Penalties for Refusing DUI Test Can Include Fines and Jail Time

As part of state and federal efforts to save lives on the road, drivers under the influence of alcohol or drugs who want to “just say no” to a breathalyzer or other sobriety test may face serious penalties. Strict measures for refusing a DUI test are increasing in importance, especially when it comes to punishing repeat offenders, who may be searching for ways to avoid new arrests.

The legal consequences for refusing a DUI test are different from state to state, but can range from the driver losing his or her license to jail time – with even stricter penalties for repeat offenders. In many cases, the punishment for refusing a test for determining blood alcohol concentration remains separate from any penalties for being found guilty of driving under the influence.

In 2006, it was reported that 19 states were sending a very clear message about refusing a DUI test – say no, and the penalties for a driver who is later found guilty will be even more severe. Only about one-fourth of persons across the nation who are pulled over on suspected driving under the influence refuse testing, says the National Highway Traffic Safety Administration.

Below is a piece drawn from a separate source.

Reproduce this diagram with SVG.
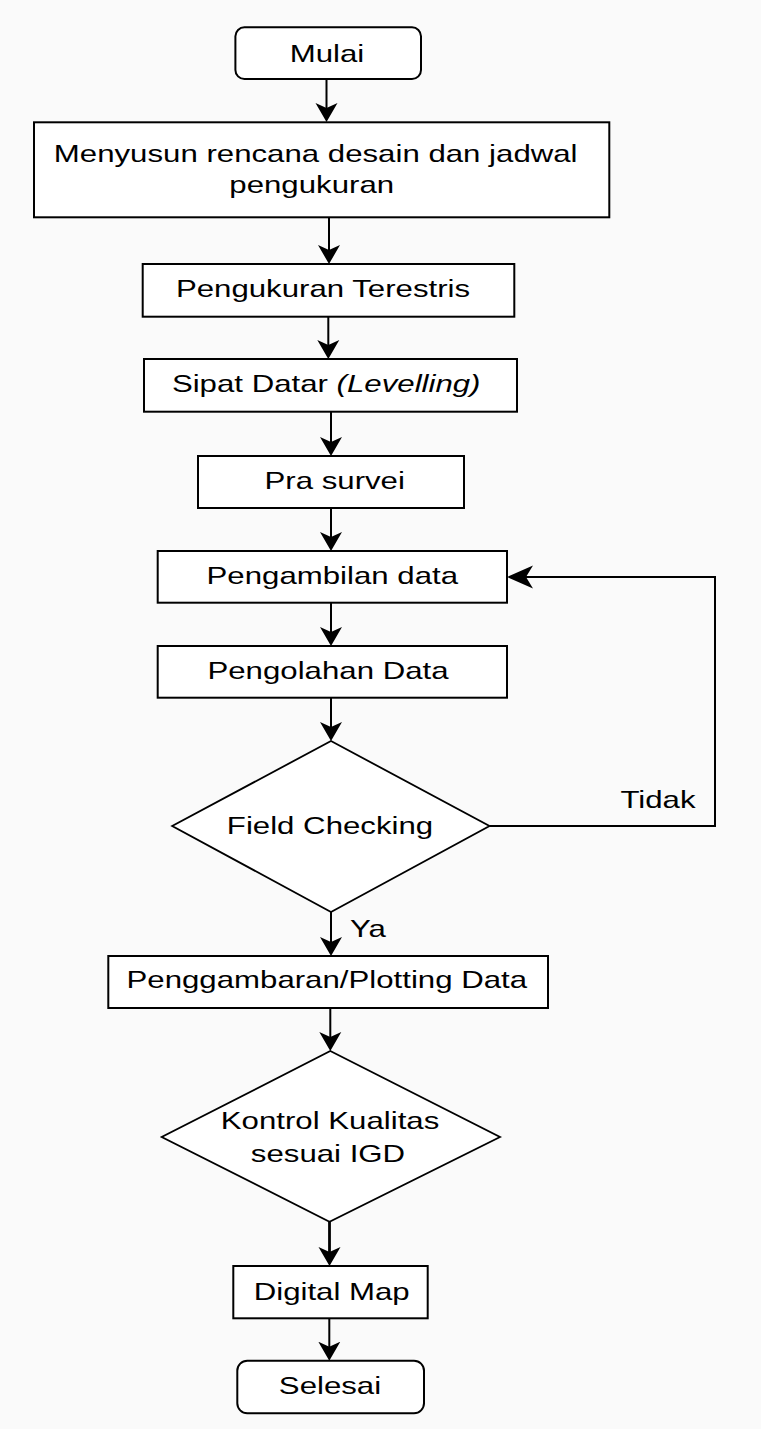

Drivers who suspect that being pulled over for the first time on suspected DUI charges and refusing the test may give them a “second chance” are incorrect. If a driver who has been requested to participate in a breathalyzer or other test is saying no to the test, even for the first time, he or she can receive jail time in states including Alaska, Nebraska and Minnesota. If a driver is pulled over and refuses a DUI test in Vermont or California, and that driver has previous DUI offenses, the jail term can be as much as two years.

Fines can also encourage a driver to submit to a DUI test. Depending on the case, the fine can near $10,000 or more, and some first-time test avoiders can be required to pay $3000. If a driver in some eastern states decides not to participate in a DUI test, they may also be required to attend a substance abuse rehabilitation program.

Driving clues and other signals reported by law enforcement officers can help remove a drunk driver from the road, even if that driver says no to a DUI test. Swerving, not passing a traditional sobriety test or having the smell of alcohol on the breath can all be documented by officers. Vehicles can be searched for alcohol bottles or cans, which can become court evidence.

The legal foundation for punishing people for refusing a DUI test centers around the assumption that by acquiring a state driver’s license, the driver is automatically agreeing to participate in DUI tests. Called implied consent, the law was upheld by the U.S. Supreme Court more than 35 years ago. Local city governments also have some authority in punishing people who refuse a DUI test, because local fines or penalties can accompany state penalties.

Considering the sobering statistics – including some stating that for every ten people, three will have their lives impacted by a car accident related to a driver under the influence of alcohol – enforcing strict punishments for DUI refusal is more critical now than ever.